Patent law in the marijuana industry

By Neil Juneja

Intellectual property is an important and often overlooked aspect of the marijuana industry. Intellectual properties are creations of the mind and consist of trademarks, copyrights, patents, and trade secrets. Trademark protection has been discussed in previous issues of Marijuana Venture. Copyrights in our industry are limited in scope. Patents, on the other hand, are greatly beneficial to the innovators in the industry, yet are often overlooked.

What is a Patent?

A patent is a constitutionally guaranteed right that conveys upon the patent holder a limited monopoly in their invention. A patent is a social contract between the inventor and the public. This social contract gives the inventor a monopoly in exchange for sharing the invention. When the patent expires, the public may have free reign on the invention.

This tradeoff incentivizes an inventor to devote resources to research and development, and to share the details of the invention with the public. A patent conveys the right to exclude others from making, selling, offering for sale, importing, or using the invention. While this exclusionary right is well worth the cost of admission, notice that a patent does not convey any right for the inventor to actually practice the invention. There are three kinds of patents: utility patents, design patents and plant patents. Yes, there are patents for plants.

For our purposes in this article, we will look at the two most common types of patents: utility patents and design patents. We will have a longer discussion on plant patents in a later issue.

Utility patents are the most common type of patent and protect the invention of a new and useful process, machine, manufacture, or composition of matter, or a new and useful improvement thereof. This protection lasts 20 years from the filing date, provided that the maintenance fees are paid.

A design patent protects the ornamental design of a functional item and lasts 15 years from the issue date. A design patent’s protection is narrower than a utility patent. However, design patents have their value. For instance, a particular industrial design of a consumer product, such as a bong or a vaporizer, is protectable by a design patent. There can also be overlap between design patents and trade dress (a type of trademark). This is because trade dress protection acts on a source identifier to the same regard as a logo or product name, but protects nonfunctional design and product packaging. An iPhone is an example of a product that is protectable by both design patents and trade dress protection.

Inventions must meet three main requirements to receive a patent. The patent must have utility, novelty and nonobviousness.

 

Utility

First and foremost, the invention must be useful. This is generally a low standard and essentially requires the invention to be sufficiently described as having some sort of function. Until recently, however, patent attorneys did not file applications for inventions that lacked a legal use. This position was based upon a case in 1897 where a court refused to uphold a patent on a gambling machine because it was “frivolous or injurious to the well-being, good policy, or sound morals of society.”

This is perfectly fine if the invention is a vaporizer that can use oils without any federally illegal additives, but would not work so well on processes and compositions containing cannabinoids.

Fortunately, as of 1999, the government’s opinion of morality is no longer a determining factor in patentability.

This opens up the entire area of marijuana innovations to federal patent protection.
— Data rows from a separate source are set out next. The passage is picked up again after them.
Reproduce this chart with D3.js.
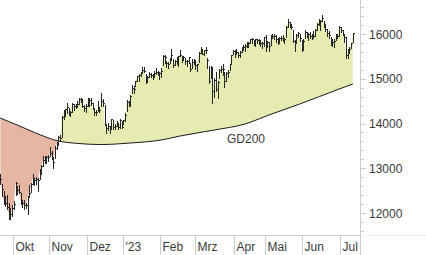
<!DOCTYPE html>
<html>
<head>
<meta charset="utf-8">
<script src="https://cdn.jsdelivr.net/npm/d3@7"></script>
<style>
  html, body { margin: 0; padding: 0; background: #fff; }
  svg { display: block; font-family: "Liberation Sans", Arial, sans-serif; }
</style>
</head>
<body>
<svg id="chart"></svg>
<script>
// daily closes, Sep 21 2022 .. Jul 12 2023 (one row per month)
const closes = [
  12767, 12531, 12284, 12228, 12139, 11975, 11976, 12114,
  12209, 12670, 12517, 12471, 12273, 12220, 12180, 12172, 12355, 12438, 12649, 12765, 12741, 12767, 12731, 12931, 13053, 13195, 13211, 13243, 13253,
  13339, 13256, 13130, 13459, 13533, 13688, 13666, 14146, 14224, 14313, 14378, 14234, 14266, 14431, 14380, 14422, 14428, 14539, 14541, 14383, 14355, 14397,
  14490, 14529, 14448, 14343, 14261, 14264, 14370, 14306, 14497, 14460, 13987, 13893, 13943, 13885, 14098, 13914, 13941, 13995, 13926, 14071, 13924,
  14069, 14181, 14490, 14436, 14610, 14792, 14775, 14948, 15058, 15086, 15134, 15187, 15181, 14920, 15033, 15103, 15093, 15081, 15132, 15150, 15126, 15128,
  15180, 15509, 15476, 15345, 15320, 15412, 15523, 15307, 15397, 15380, 15506, 15534, 15482, 15477, 15398, 15400, 15476, 15210, 15381, 15365,
  15305, 15327, 15578, 15654, 15559, 15632, 15633, 15428, 14959, 15233, 14735, 14967, 14768, 14933, 15195, 15216, 15210, 14957, 15128, 15142, 15329, 15522, 15629,
  15581, 15603, 15520, 15597, 15655, 15703, 15729, 15808, 15790, 15882, 15896, 15796, 15882, 15864, 15872, 15795, 15800, 15922,
  15727, 15815, 15734, 15961, 15952, 15955, 15897, 15834, 15914, 15917, 15897, 15898, 16164, 16275, 16223, 16152, 15842, 15794, 15983, 16014, 15908, 15664,
  15853, 16051, 15964, 15993, 15960, 15989, 15950, 16098, 16230, 16311, 16290, 16358, 16202, 16111, 16023, 15988, 15830, 15813, 15846, 15949, 15946, 16148,
  16081, 15989, 15938, 15529, 15603, 15673, 15790, 16023,
];

const highs = [
  12880, 12650, 12500, 12370, 12400, 12220, 12110, 12180,
  12260, 12690, 12600, 12620, 12450, 12300, 12280, 12230, 12390, 12620, 12680, 12870, 12790, 12810, 12790, 12990, 13080, 13280, 13270, 13270, 13300,
  13480, 13380, 13230, 13490, 13580, 13710, 13740, 14160, 14300, 14330, 14450, 14350, 14290, 14460, 14430, 14440, 14500, 14560, 14560, 14540, 14420, 14440,
  14580, 14560, 14560, 14460, 14330, 14300, 14500, 14370, 14675, 14540, 14420, 14000, 14010, 13950, 14110, 14080, 13990, 14050, 14020, 14090, 14050,
  14080, 14230, 14520, 14500, 14630, 14860, 14830, 14960, 15070, 15100, 15150, 15270, 15270, 15100, 15060, 15140, 15130, 15110, 15170, 15230, 15180, 15160,
  15240, 15530, 15540, 15390, 15370, 15470, 15660, 15440, 15410, 15480, 15510, 15650, 15500, 15510, 15470, 15420, 15490, 15350, 15440, 15450,
  15420, 15340, 15590, 15700, 15670, 15650, 15700, 15470, 15290, 15290, 15260, 15010, 15150, 14950, 15210, 15280, 15330, 15150, 15150, 15200, 15340, 15530, 15650,
  15640, 15660, 15600, 15630, 15700, 15760, 15780, 15830, 15830, 15890, 15900, 15870, 15890, 15890, 15880, 15840, 15830, 15930,
  15980, 15850, 15830, 15980, 15990, 15990, 15970, 15920, 15940, 15960, 15980, 15920, 16170, 16330, 16270, 16230, 16090, 15860, 16000, 16040, 16000, 15870,
  15890, 16080, 16040, 16020, 16050, 16000, 16070, 16110, 16250, 16330, 16320, 16430, 16280, 16230, 16120, 16060, 15940, 15880, 15880, 16010, 16000, 16170,
  16160, 16080, 15990, 15940, 15660, 15700, 15800, 16030,
];

const lows = [
  12640, 12370, 12200, 12160, 12100, 11862, 11870, 11930,
  12080, 12400, 12430, 12440, 12200, 12140, 12090, 12110, 11980, 12380, 12480, 12650, 12620, 12640, 12500, 12760, 12870, 13050, 13120, 13120, 13160,
  13270, 13200, 13000, 13240, 13420, 13520, 13600, 13700, 14100, 14160, 14230, 14190, 14160, 14250, 14300, 14340, 14360, 14440, 14470, 14370, 14290, 14260,
  14390, 14400, 14410, 14330, 14200, 14180, 14290, 14260, 14400, 14400, 13960, 13790, 13850, 13790, 13910, 13880, 13880, 13940, 13870, 13910, 13900,
  13990, 14060, 14280, 14380, 14380, 14680, 14680, 14840, 14950, 14950, 15060, 15120, 15140, 14900, 14930, 15030, 15030, 15000, 15030, 15110, 15080, 15000,
  15040, 15300, 15350, 15260, 15230, 15360, 15450, 15270, 15300, 15320, 15280, 15500, 15380, 15420, 15320, 15280, 15350, 15180, 15250, 15330,
  15220, 15170, 15380, 15580, 15550, 15520, 15580, 15230, 14900, 15010, 14460, 14600, 14720, 14580, 15020, 15150, 15080, 14810, 14960, 15040, 15200, 15350, 15550,
  15480, 15560, 15480, 15480, 15590, 15640, 15630, 15700, 15720, 15790, 15790, 15750, 15730, 15810, 15780, 15740, 15690, 15740,
  15630, 15700, 15630, 15750, 15900, 15880, 15820, 15780, 15810, 15860, 15840, 15800, 15930, 16160, 16160, 16120, 15820, 15630, 15810, 15930, 15850, 15630,
  15640, 15900, 15940, 15860, 15900, 15880, 15920, 15950, 16090, 16200, 16080, 16300, 16160, 16070, 15960, 15920, 15760, 15740, 15720, 15870, 15900, 15950,
  16040, 15980, 15830, 15460, 15460, 15580, 15680, 15830,
];

// GD200 at a few trading-day positions
const maDays = [0, 10, 20, 34, 45, 59, 76, 94, 105, 125, 143, 157, 175, 198, 206];
const maValues = [14123, 13966, 13800, 13609, 13555, 13530, 13564, 13631, 13720, 13854, 13989, 14190, 14436, 14771, 14883];

const monthLabels = ["Okt", "Nov", "Dez", "'23", "Feb", "Mrz", "Apr", "Mai", "Jun", "Jul"];
const monthStarts = [8, 29, 51, 72, 94, 114, 137, 155, 177, 199];

const yTicks = [12000, 13000, 14000, 15000, 16000];

const size = { width: 426, height: 255 };
const plot = { right: 360, bottom: 235 };

const color = {
  above: "#e6ebb1",
  below: "#e7b6a3",
  bar: "#262626",
  axis: "#cccccc",
  text: "#3a3a3a",
};

const svg = d3.select("#chart").attr("width", size.width).attr("height", size.height);

const x = d3.scaleLinear().domain([0, closes.length - 1]).range([0.2, 0.2 + (closes.length - 1) * 1.712]);
const y = d3.scaleLinear().domain([12000, 16000]).range([213, 34]);

const days = d3.range(closes.length);
const ma = maDays.map((d, i) => ({ d, v: maValues[i] }));

// clip regions around the close line
const defs = svg.append("defs");
defs.append("clipPath").attr("id", "belowClose")
  .append("path")
  .attr("d", d3.area().x((d) => x(d)).y0(plot.bottom).y1((d) => y(closes[d]))(days));
defs.append("clipPath").attr("id", "aboveClose")
  .append("path")
  .attr("d", d3.area().x((d) => x(d)).y0(0).y1((d) => y(closes[d]))(days));

const maArea = (edge) =>
  d3.area().curve(d3.curveMonotoneX).x((d) => x(d.d)).y0(edge).y1((d) => y(d.v));

svg.append("path")
  .attr("d", maArea(0)(ma))
  .attr("fill", color.above)
  .attr("clip-path", "url(#belowClose)");

svg.append("path")
  .attr("d", maArea(plot.bottom)(ma))
  .attr("fill", color.below)
  .attr("clip-path", "url(#aboveClose)");

// GD200 line
svg.append("path")
  .attr("d", d3.line().curve(d3.curveMonotoneX).x((d) => x(d.d)).y((d) => y(d.v))(ma))
  .attr("fill", "none")
  .attr("stroke", "#1a1a1a")
  .attr("stroke-width", 1);

svg.append("text")
  .text("GD200")
  .attr("x", 227)
  .attr("y", 142.5)
  .attr("fill", color.text)
  .style("font-size", "12px");

// bars
const bars = svg.append("g").attr("stroke", color.bar).attr("shape-rendering", "crispEdges");
days.forEach((d) => {
  const px = Math.round(x(d)) + 0.5;
  bars.append("line")
    .attr("x1", px).attr("x2", px)
    .attr("y1", y(highs[d])).attr("y2", y(lows[d]) + 1);
  bars.append("line")
    .attr("x1", px).attr("x2", px + 1.5)
    .attr("y1", Math.round(y(closes[d])) + 0.5).attr("y2", Math.round(y(closes[d])) + 0.5);
});

// axes
const axes = svg.append("g").attr("stroke", color.axis).attr("shape-rendering", "crispEdges");
axes.append("line").attr("x1", 0).attr("x2", plot.right).attr("y1", plot.bottom + 0.5).attr("y2", plot.bottom + 0.5);
axes.append("line").attr("x1", plot.right).attr("x2", size.width).attr("y1", plot.bottom + 0.5).attr("y2", plot.bottom + 0.5).attr("stroke", "#f0f0f0");
axes.append("line").attr("x1", plot.right + 0.5).attr("x2", plot.right + 0.5).attr("y1", 0).attr("y2", size.height);

d3.range(11600, 16800, 200).forEach((v) => {
  const major = v % 1000 === 0;
  const py = Math.round(y(v)) + 0.5;
  axes.append("line")
    .attr("x1", plot.right).attr("x2", plot.right + (major ? 6 : 4))
    .attr("y1", py).attr("y2", py);
});

svg.append("g")
  .selectAll("text")
  .data(yTicks)
  .join("text")
  .text((d) => d)
  .attr("x", 369)
  .attr("y", (d) => y(d) + 4.5)
  .attr("fill", color.text)
  .style("font-size", "12px");

monthStarts.forEach((d, i) => {
  const px = Math.round(x(d) - 0.856) + 0.5;
  axes.append("line").attr("x1", px).attr("x2", px).attr("y1", plot.bottom).attr("y2", size.height);
  svg.append("text")
    .text(monthLabels[i])
    .attr("x", px + 2)
    .attr("y", 251)
    .attr("fill", color.text)
    .style("font-size", "12px");
});
</script>
</body>
</html>
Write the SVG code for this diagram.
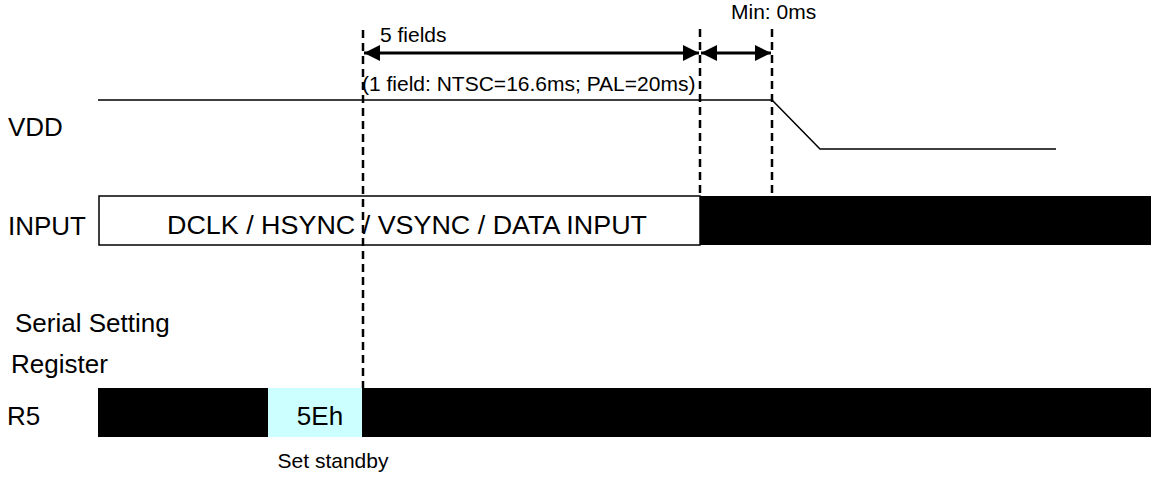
<svg xmlns="http://www.w3.org/2000/svg" width="1157" height="477" viewBox="0 0 1157 477">
<defs>
<style>
text{font-family:"Liberation Sans",Arial,sans-serif;fill:#000}
.lbl{font-size:26px}
.sm{font-size:21px}
.dash{stroke:#000;stroke-width:2.5;stroke-dasharray:8,5;fill:none}
.sig{stroke:#000;stroke-width:1.5;fill:none}
.arr{stroke:#000;stroke-width:3;fill:none;marker-start:url(#ah);marker-end:url(#ah)}
</style>
<marker id="ah" viewBox="0 0 16 16" refX="16" refY="8" markerWidth="16" markerHeight="16" markerUnits="userSpaceOnUse" orient="auto-start-reverse">
<path d="M0,0 L16,8 L0,16 Z" fill="#000"/>
</marker>
</defs>
<rect width="1157" height="477" fill="#fff"/>
<g id="labels">
<text class="lbl" x="8" y="136">VDD</text>
<text class="lbl" x="8" y="235">INPUT</text>
<text class="lbl" x="15" y="332">Serial Setting</text>
<text class="lbl" x="11" y="373">Register</text>
<text class="lbl" x="7" y="425">R5</text>
</g>
<g id="vdd">
<polyline class="sig" points="98,100 772,100 820,149 1056,149"/>
</g>
<g id="input">
<rect x="99" y="196" width="601" height="49" fill="#fff" stroke="#000" stroke-width="1.5"/>
<rect x="700" y="196" width="451" height="49" fill="#000"/>
<text class="lbl" x="407" y="234" text-anchor="middle" textLength="480" lengthAdjust="spacingAndGlyphs">DCLK / HSYNC / VSYNC / DATA INPUT</text>
</g>
<g id="r5">
<rect x="98" y="388" width="1053" height="49" fill="#000"/>
<rect x="268" y="388" width="94" height="49" fill="#ccffff"/>
<text class="lbl" x="320" y="425" text-anchor="middle">5Eh</text>
<text class="sm" x="333" y="468" text-anchor="middle">Set standby</text>
</g>
<g id="connectors">
<line class="dash" x1="363" y1="30" x2="363" y2="388"/>
<line class="dash" x1="700" y1="29" x2="700" y2="196"/>
<line class="dash" x1="772" y1="29" x2="772" y2="196"/>
<line class="arr" x1="364" y1="53" x2="699" y2="53"/>
<line class="arr" x1="701" y1="53" x2="771" y2="53"/>
</g>
<g id="annotations">
<text class="sm" x="380" y="42">5 fields</text>
<text class="sm" x="362" y="91">(1 field: NTSC=16.6ms; PAL=20ms)</text>
<text class="sm" x="731" y="19">Min: 0ms</text>
</g>
</svg>
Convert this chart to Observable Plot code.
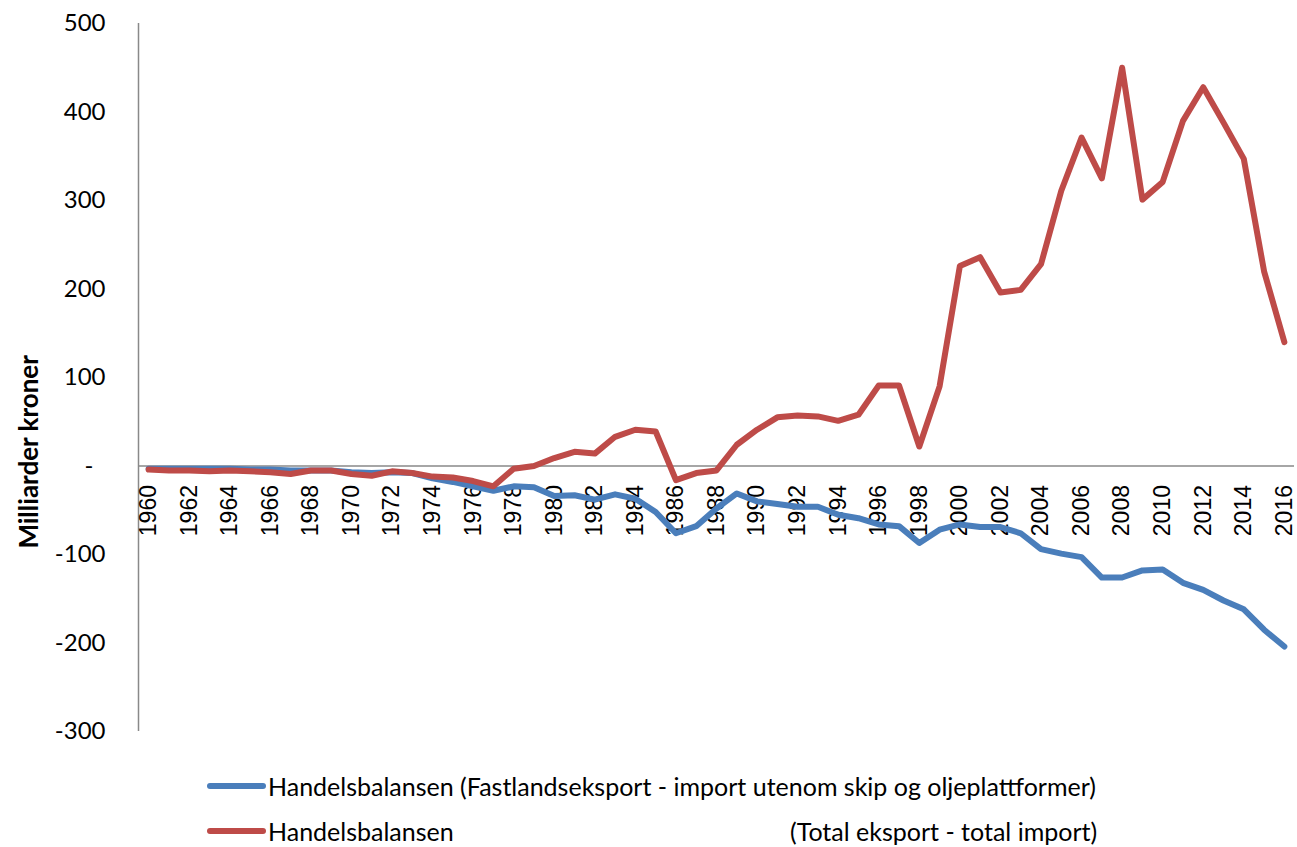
<!DOCTYPE html>
<html>
<head>
<meta charset="utf-8">
<script src="https://cdn.jsdelivr.net/npm/d3@7"></script>
<script src="https://cdn.jsdelivr.net/npm/@observablehq/plot@0.6"></script>
<style>
  body { margin: 0; background: #fff; }
  #wrap { position: relative; width: 1297px; height: 847px; font-family: Lato, "Noto Sans", sans-serif; }
  .leg-line { position: absolute; height: 6px; border-radius: 3px; }
  .leg-text { position: absolute; font-size: 25px; line-height: 30px; color: #000; white-space: pre; }
</style>
</head>
<body>
<div id="wrap"></div>
<script>
const years = d3.range(1960, 2017);
const fastland = [
  -3, -3, -3, -3, -3, -4, -4, -5, -5, -5,
  -7, -8, -7, -8, -14, -18, -23, -28, -23, -24,
  -34, -33, -38, -32, -37, -52, -76, -68, -48, -31,
  -40, -43, -46, -46, -55, -59, -66, -68, -87, -72,
  -66, -69, -69, -76, -94, -99, -103, -126, -126, -118,
  -117, -132, -140, -152, -162, -185, -204
];
const total = [
  -4, -5, -5, -6, -5, -6, -7, -9, -5, -5,
  -9, -11, -6, -8, -12, -13, -17, -23, -3, 0,
  9, 16, 14, 33, 41, 39, -16, -8, -5, 24,
  41, 55, 57, 56, 51, 58, 91, 91, 22, 90,
  226, 236, 196, 199, 228, 311, 371, 325, 450, 301,
  321, 390, 428, 388, 347, 220, 140
];
const yTicks = [-300, -200, -100, 0, 100, 200, 300, 400, 500];
const yearLabels = years.filter(y => y % 2 === 0);
const yTitle = "Milliarder kroner";
const seriesNames = [
  "Handelsbalansen (Fastlandseksport - import utenom skip og oljeplattformer)",
  "Handelsbalansen",
  "(Total eksport - total import)"
];
const colors = ["#4A7EBB", "#BE4B48"];

const blueData = years.map((year, i) => ({year, value: fastland[i]}));
const redData = years.map((year, i) => ({year, value: total[i]}));

const chart = Plot.plot({
  width: 1297,
  height: 760,
  marginLeft: 138,
  marginRight: 3,
  marginTop: 23,
  marginBottom: 29,
  style: {fontFamily: "Lato, 'Noto Sans', sans-serif", fontSize: "24px", color: "#000", background: "#fff"},
  x: {type: "linear", domain: [1959.5, 2016.5], axis: null},
  y: {domain: [-300, 500], axis: null},
  marks: [
    Plot.axisY({ticks: yTicks, tickSize: 0, tickPadding: 33, label: null,
      tickFormat: d => d === 0 ? "-\u2002" : String(d), fontSize: 24}),
    Plot.ruleX([1959.5], {y1: -300, y2: 500, stroke: "#898989", strokeWidth: 1.5}),
    Plot.ruleY([0], {x1: 1959.5, x2: 2016.5, stroke: "#898989", strokeWidth: 1.5}),
    Plot.text(yearLabels, {x: d => d, y: 0, text: d => String(d), rotate: -90,
      textAnchor: "end", dy: 19, fontSize: 23, fontFamily: "'Liberation Sans', Arial, sans-serif", fill: "#000"}),
    Plot.line(blueData, {x: "year", y: "value", stroke: colors[0], strokeWidth: 6,
      strokeLinejoin: "round", strokeLinecap: "round"}),
    Plot.line(redData, {x: "year", y: "value", stroke: colors[1], strokeWidth: 6,
      strokeLinejoin: "round", strokeLinecap: "round"}),
    Plot.text([yTitle], {y: () => 16, frameAnchor: "left", textAnchor: "middle", dx: -109, rotate: -90,
      fontWeight: "bold", fontSize: 26, fill: "#000"})
  ]
});

const wrap = document.getElementById("wrap");
wrap.appendChild(chart);

function legLine(color, cy) {
  const d = document.createElement("div");
  d.className = "leg-line";
  d.style.left = "207px"; d.style.width = "59px"; d.style.top = (cy - 3) + "px";
  d.style.background = color;
  wrap.appendChild(d);
}
function legText(txt, x, cy) {
  const d = document.createElement("div");
  d.className = "leg-text";
  d.style.left = x + "px"; d.style.top = (cy - 15) + "px";
  d.textContent = txt;
  wrap.appendChild(d);
}
legLine(colors[0], 786);
legText(seriesNames[0], 268, 786);
legLine(colors[1], 831);
legText(seriesNames[1], 268, 831);
legText(seriesNames[2], 790, 831);
</script>
</body>
</html>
This may include methods of making edibles, solutions with ratios of cannabinoids in a solution, or extraction devices, among thousands of other innovations that immediately come to mind.

 

Novelty

An invention must also be novel to be patentable. In order to provide the social contract and allow a monopoly, the invention cannot already be known to the public. This means that the invention cannot be previously described in any issued or filed patent, used by others, or published in any papers. Before filing a patent, it is usually prudent to search for previous inventions. This is an interesting area for marijuana patents because many innovators in this industry are underground and do not want to publicize their creative efforts.

 

Nonobvious

Finally, an invention must not be obvious to one of ordinary skill in art. Every invention should solve a problem. If the solution to the problem is obvious to those working in the technical area, then the invention really isn’t innovative and is, therefore, not entitled to patent protection. This requirement is not always easy to determine in advance of filing the patent.

For instance, there are many light sources used for supplemental light in greenhouses, such as high-pressure sodiums, metal halides and LEDs. If a new light source is discovered, perhaps a new type of glowing rice kernels, it would be obvious to try it in the greenhouse. Therefore, the use of this new light source as supplemental lighting would not be patentable. If, however, one discovers that arranging glowing rice kernels in the shape of a buckyball and shining the light through a diffraction grating, and the resulting light increased yield by 30 percent, this type of innovation would probably not be obvious to one of ordinary skill in the art.

The pace of innovation in the marijuana industry is not just staggering, but rapidly accelerating. Patents provide a way to protect those innovations. Patent protection also prevents others from patenting the very same invention. As the industry grows more crowded, only one’s brand and protectable innovations will separate them from the herd.